I've done a lot of searching and couldn't find anything that covered this so I thought I'd post it here.

I have a Cruze SRI-V 2011 with Day Running Lamps (DRL) and all of a sudden, BOTH lamps are only running on the minor brightness lamps (accessory lamps I believe).

I can use my high beams and my fog lights but the standard lamps no longer work.

I've tried altering the power switch thinking it could be stuck to no avail.

I'm not sure what to try next. I looked at the fuse box but couldn't see anything referring to the lamps specifically so I'm not sure if it's a fuse or not.

Any help would be MOST appreciated


----------



## Robby (Mar 1, 2013)

Start by replacing one bulb.....I'm betting the low beam filiments have failed.
It is not uncommon for both bulbs to fail almost together.
The surge from the side that failed heads for the other side and takes that bulb out as well.

Rob


----------



## encoder (May 21, 2014)

Hey Rob,

Thanks for the quick reply. Do you have any websites that sell them that you'd recommend?

TIA!


----------



## McNeo (Dec 17, 2013)

There's two arguments as to how the Cruzen DRLs work - one is that they operate at 9 volts, the second is that the power kind of "strobes" resulting in a dimmer light. Either way, it can make some bulbs (especially HIDs and LEDs) do weird things. check out a wiring harness for sure to ensure they get a good 12 volts all the time.


----------



## encoder (May 21, 2014)

McNeo said:


> There's two arguments as to how the Cruzen DRLs work - one is that they operate at 9 volts, the second is that the power kind of "strobes" resulting in a dimmer light. Either way, it can make some bulbs (especially HIDs and LEDs) do weird things. check out a wiring harness for sure to ensure they get a good 12 volts all the time.


Awesome! I'll get the multimeter on the lines.

What do you recommend if the voltage fluctuates? What's an acceptable variance?

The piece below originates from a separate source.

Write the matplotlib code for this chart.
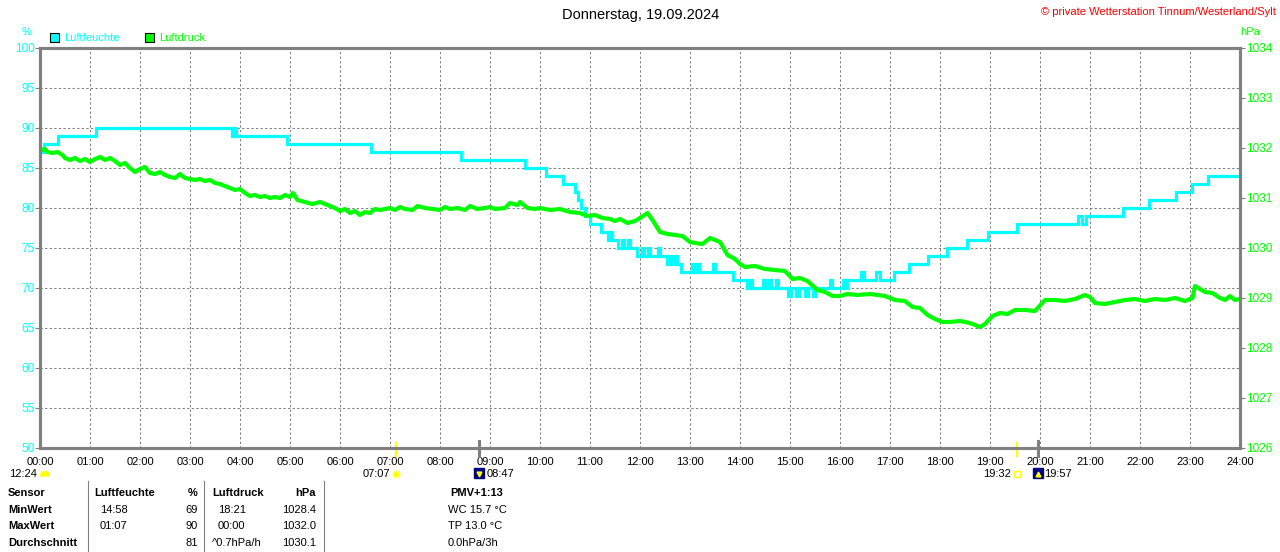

Thanks heaps for your reply!


----------



## McNeo (Dec 17, 2013)

Get a wiring harness. They wire into your battery and use a relay to detect the headlight signal voltage for on or off. I have HIDs and my harness supports low beam only (if I hit my high beams my lights just shut off complete).


----------



## obermd (Mar 3, 2012)

All the suggestions are good, but the simplest and most common problem with head lights not working is a burned out bulb. My experience is that once one bulb burns out the other one tends to go relatively soon thereafter. I agree with Robby to try replacing one of your light bulbs first.


----------



## grs1961 (Oct 23, 2012)

It's an SRI-v, so the OP is most likely in Oz or NZ - try http://www.powerbulbs.com.au for good bulbs - as in Philips X-treme Visions - but just hit the nearest Supercheap or Aotobarn or whatever to get a replacement *now* so you can check it.

I don't know of a replacement harness for the Oz-built Cruze, but I do know we use different bulbs to the US-build (and therefore probably a different harness, as well).


----------